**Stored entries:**
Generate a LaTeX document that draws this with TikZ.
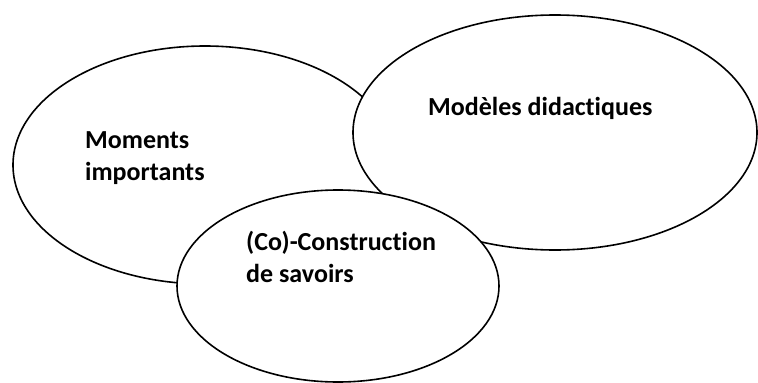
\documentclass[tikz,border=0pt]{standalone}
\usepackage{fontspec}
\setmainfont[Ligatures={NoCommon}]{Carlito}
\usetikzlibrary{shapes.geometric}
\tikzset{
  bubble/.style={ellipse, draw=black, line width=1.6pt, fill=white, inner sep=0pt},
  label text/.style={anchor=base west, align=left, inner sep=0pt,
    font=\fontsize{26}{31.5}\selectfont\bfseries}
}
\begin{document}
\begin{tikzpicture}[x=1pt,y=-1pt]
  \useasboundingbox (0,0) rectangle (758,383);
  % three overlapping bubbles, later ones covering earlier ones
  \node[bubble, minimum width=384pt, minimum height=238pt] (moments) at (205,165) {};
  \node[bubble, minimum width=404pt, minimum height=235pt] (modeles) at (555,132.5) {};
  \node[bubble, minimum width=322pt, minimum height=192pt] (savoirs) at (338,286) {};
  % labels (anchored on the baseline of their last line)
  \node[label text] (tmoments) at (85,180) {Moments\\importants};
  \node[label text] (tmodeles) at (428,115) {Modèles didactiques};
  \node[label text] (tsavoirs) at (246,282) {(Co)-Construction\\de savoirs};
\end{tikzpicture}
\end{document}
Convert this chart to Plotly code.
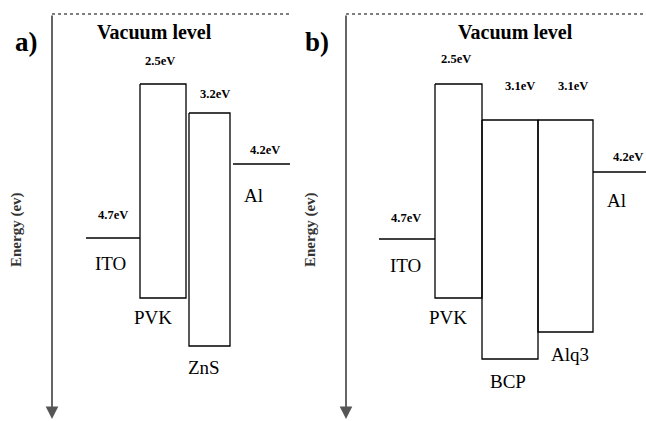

**Directive:** Leave out the pictures and print each record exactly as it stands.

**Problem solution:**
Generate a LaTeX document that draws this with TikZ.
\documentclass[tikz,border=0pt]{standalone}
\usepackage{fontspec}
\setmainfont[Ligatures={NoCommon}]{Carlito}
\usetikzlibrary{shapes.geometric}
\tikzset{
  bubble/.style={ellipse, draw=black, line width=1.6pt, fill=white, inner sep=0pt},
  label text/.style={anchor=base west, align=left, inner sep=0pt,
    font=\fontsize{26}{31.5}\selectfont\bfseries}
}
\begin{document}
\begin{tikzpicture}[x=1pt,y=-1pt]
  \useasboundingbox (0,0) rectangle (758,383);
  % three overlapping bubbles, later ones covering earlier ones
  \node[bubble, minimum width=384pt, minimum height=238pt] (moments) at (205,165) {};
  \node[bubble, minimum width=404pt, minimum height=235pt] (modeles) at (555,132.5) {};
  \node[bubble, minimum width=322pt, minimum height=192pt] (savoirs) at (338,286) {};
  % labels (anchored on the baseline of their last line)
  \node[label text] (tmoments) at (85,180) {Moments\\importants};
  \node[label text] (tmodeles) at (428,115) {Modèles didactiques};
  \node[label text] (tsavoirs) at (246,282) {(Co)-Construction\\de savoirs};
\end{tikzpicture}
\end{document}
Convert this chart to Plotly code.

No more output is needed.